▶ [WORK INSTRUCTIONS]:
Restate the whole of the material. Keep every word, and drop the pictures.

— BEGIN —

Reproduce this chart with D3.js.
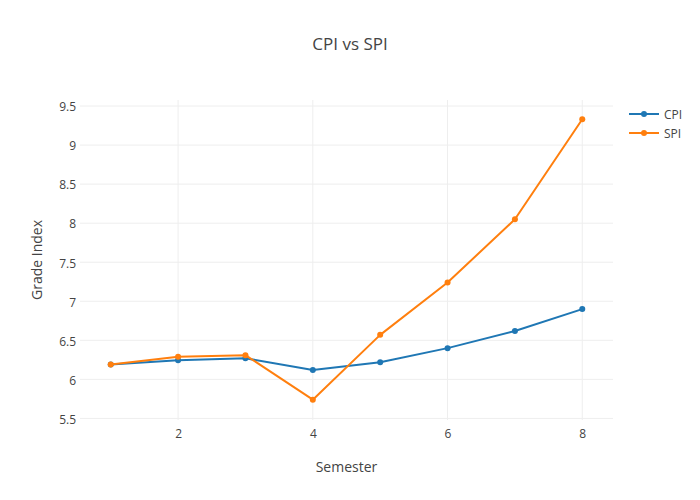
<!DOCTYPE html>
<html>
<head>
<meta charset="utf-8">
<script src="https://cdn.jsdelivr.net/npm/d3@7/dist/d3.min.js"></script>
<style>
  body { margin: 0; background: #fff; }
  svg { font-family: "Open Sans", sans-serif; }
</style>
</head>
<body>
<svg id="chart" width="700" height="500"></svg>
<script>
const semesters = [1, 2, 3, 4, 5, 6, 7, 8];
const cpi = [6.19, 6.245, 6.27, 6.12, 6.22, 6.40, 6.62, 6.90];
const spi = [6.19, 6.29, 6.31, 5.74, 6.57, 7.24, 8.05, 9.33];
const seriesNames = ["CPI", "SPI"];
const seriesColors = ["#1f77b4", "#ff7f0e"];
const xTicks = [2, 4, 6, 8];
const yTicks = [5.5, 6, 6.5, 7, 7.5, 8, 8.5, 9, 9.5];

const svg = d3.select("#chart");
const W = 700, H = 500;
const m = { l: 80, r: 87, t: 100, b: 80 };
const pw = W - m.l - m.r, ph = H - m.t - m.b;

const x = d3.scaleLinear().domain([0.544, 8.456]).range([m.l, m.l + pw]);
const y = d3.scaleLinear().domain([5.48, 9.577]).range([m.t + ph, m.t]);

// grid
const g = svg.append("g");
g.selectAll(".vg").data(xTicks).join("line")
  .attr("x1", d => x(d)).attr("x2", d => x(d))
  .attr("y1", m.t).attr("y2", m.t + ph)
  .attr("stroke", "#eee").attr("stroke-width", 1);
g.selectAll(".hg").data(yTicks).join("line")
  .attr("x1", m.l).attr("x2", m.l + pw)
  .attr("y1", d => y(d)).attr("y2", d => y(d))
  .attr("stroke", "#eee").attr("stroke-width", 1);

// axes via d3 axis, styled plotly-like
const xAxis = d3.axisBottom(x).tickValues(xTicks).tickSize(0).tickPadding(9).tickFormat(d3.format("d"));
const yAxis = d3.axisLeft(y).tickValues(yTicks).tickSize(0).tickPadding(4).tickFormat(d => String(d));
const xa = svg.append("g").attr("transform", `translate(0,${m.t + ph})`).call(xAxis);
const ya = svg.append("g").attr("transform", `translate(${m.l},0)`).call(yAxis);
[xa, ya].forEach(a => {
  a.select(".domain").remove();
  a.selectAll("text").attr("fill", "#444").style("font-size", "12px").style("font-family", "'Open Sans', sans-serif");
});
ya.selectAll("text").attr("dy", "0.4em");

// titles
svg.append("text").attr("x", W / 2).attr("y", 50).attr("text-anchor", "middle")
  .attr("fill", "#444").style("font-size", "17px").text("CPI vs SPI");
svg.append("text").attr("x", m.l + pw / 2).attr("y", 472).attr("text-anchor", "middle")
  .attr("fill", "#444").style("font-size", "14px").text("Semester");
svg.append("text").attr("transform", `translate(42,${m.t + ph / 2}) rotate(-90)`).attr("text-anchor", "middle")
  .attr("fill", "#444").style("font-size", "14px").text("Grade Index");

// series
const data = [cpi, spi];
const line = d3.line().x((d, i) => x(semesters[i])).y(d => y(d));
data.forEach((vals, k) => {
  const sg = svg.append("g");
  sg.append("path").datum(vals).attr("d", line).attr("fill", "none")
    .attr("stroke", seriesColors[k]).attr("stroke-width", 2).attr("stroke-linejoin", "round");
  sg.selectAll("circle").data(vals).join("circle")
    .attr("cx", (d, i) => x(semesters[i])).attr("cy", d => y(d)).attr("r", 3)
    .attr("fill", seriesColors[k]);
});

// legend
const lg = svg.append("g").attr("transform", "translate(629,114)");
seriesNames.forEach((name, k) => {
  const row = lg.append("g").attr("transform", `translate(0,${k * 19})`);
  row.append("line").attr("x1", 0).attr("x2", 30).attr("y1", 0).attr("y2", 0)
    .attr("stroke", seriesColors[k]).attr("stroke-width", 2);
  row.append("circle").attr("cx", 15).attr("cy", 0).attr("r", 3).attr("fill", seriesColors[k]);
  row.append("text").attr("x", 35).attr("y", 4.5).attr("fill", "#444").style("font-size", "12px").text(name);
});
</script>
</body>
</html>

— END —

▶ [TASK ANSWER]:
Reproduce this chart with D3.js.
<!DOCTYPE html>
<html>
<head>
<meta charset="utf-8">
<script src="https://cdn.jsdelivr.net/npm/d3@7/dist/d3.min.js"></script>
<style>
  body { margin: 0; background: #fff; }
  svg { font-family: "Open Sans", sans-serif; }
</style>
</head>
<body>
<svg id="chart" width="700" height="500"></svg>
<script>
const semesters = [1, 2, 3, 4, 5, 6, 7, 8];
const cpi = [6.19, 6.245, 6.27, 6.12, 6.22, 6.40, 6.62, 6.90];
const spi = [6.19, 6.29, 6.31, 5.74, 6.57, 7.24, 8.05, 9.33];
const seriesNames = ["CPI", "SPI"];
const seriesColors = ["#1f77b4", "#ff7f0e"];
const xTicks = [2, 4, 6, 8];
const yTicks = [5.5, 6, 6.5, 7, 7.5, 8, 8.5, 9, 9.5];

const svg = d3.select("#chart");
const W = 700, H = 500;
const m = { l: 80, r: 87, t: 100, b: 80 };
const pw = W - m.l - m.r, ph = H - m.t - m.b;

const x = d3.scaleLinear().domain([0.544, 8.456]).range([m.l, m.l + pw]);
const y = d3.scaleLinear().domain([5.48, 9.577]).range([m.t + ph, m.t]);

// grid
const g = svg.append("g");
g.selectAll(".vg").data(xTicks).join("line")
  .attr("x1", d => x(d)).attr("x2", d => x(d))
  .attr("y1", m.t).attr("y2", m.t + ph)
  .attr("stroke", "#eee").attr("stroke-width", 1);
g.selectAll(".hg").data(yTicks).join("line")
  .attr("x1", m.l).attr("x2", m.l + pw)
  .attr("y1", d => y(d)).attr("y2", d => y(d))
  .attr("stroke", "#eee").attr("stroke-width", 1);

// axes via d3 axis, styled plotly-like
const xAxis = d3.axisBottom(x).tickValues(xTicks).tickSize(0).tickPadding(9).tickFormat(d3.format("d"));
const yAxis = d3.axisLeft(y).tickValues(yTicks).tickSize(0).tickPadding(4).tickFormat(d => String(d));
const xa = svg.append("g").attr("transform", `translate(0,${m.t + ph})`).call(xAxis);
const ya = svg.append("g").attr("transform", `translate(${m.l},0)`).call(yAxis);
[xa, ya].forEach(a => {
  a.select(".domain").remove();
  a.selectAll("text").attr("fill", "#444").style("font-size", "12px").style("font-family", "'Open Sans', sans-serif");
});
ya.selectAll("text").attr("dy", "0.4em");

// titles
svg.append("text").attr("x", W / 2).attr("y", 50).attr("text-anchor", "middle")
  .attr("fill", "#444").style("font-size", "17px").text("CPI vs SPI");
svg.append("text").attr("x", m.l + pw / 2).attr("y", 472).attr("text-anchor", "middle")
  .attr("fill", "#444").style("font-size", "14px").text("Semester");
svg.append("text").attr("transform", `translate(42,${m.t + ph / 2}) rotate(-90)`).attr("text-anchor", "middle")
  .attr("fill", "#444").style("font-size", "14px").text("Grade Index");

// series
const data = [cpi, spi];
const line = d3.line().x((d, i) => x(semesters[i])).y(d => y(d));
data.forEach((vals, k) => {
  const sg = svg.append("g");
  sg.append("path").datum(vals).attr("d", line).attr("fill", "none")
    .attr("stroke", seriesColors[k]).attr("stroke-width", 2).attr("stroke-linejoin", "round");
  sg.selectAll("circle").data(vals).join("circle")
    .attr("cx", (d, i) => x(semesters[i])).attr("cy", d => y(d)).attr("r", 3)
    .attr("fill", seriesColors[k]);
});

// legend
const lg = svg.append("g").attr("transform", "translate(629,114)");
seriesNames.forEach((name, k) => {
  const row = lg.append("g").attr("transform", `translate(0,${k * 19})`);
  row.append("line").attr("x1", 0).attr("x2", 30).attr("y1", 0).attr("y2", 0)
    .attr("stroke", seriesColors[k]).attr("stroke-width", 2);
  row.append("circle").attr("cx", 15).attr("cy", 0).attr("r", 3).attr("fill", seriesColors[k]);
  row.append("text").attr("x", 35).attr("y", 4.5).attr("fill", "#444").style("font-size", "12px").text(name);
});
</script>
</body>
</html>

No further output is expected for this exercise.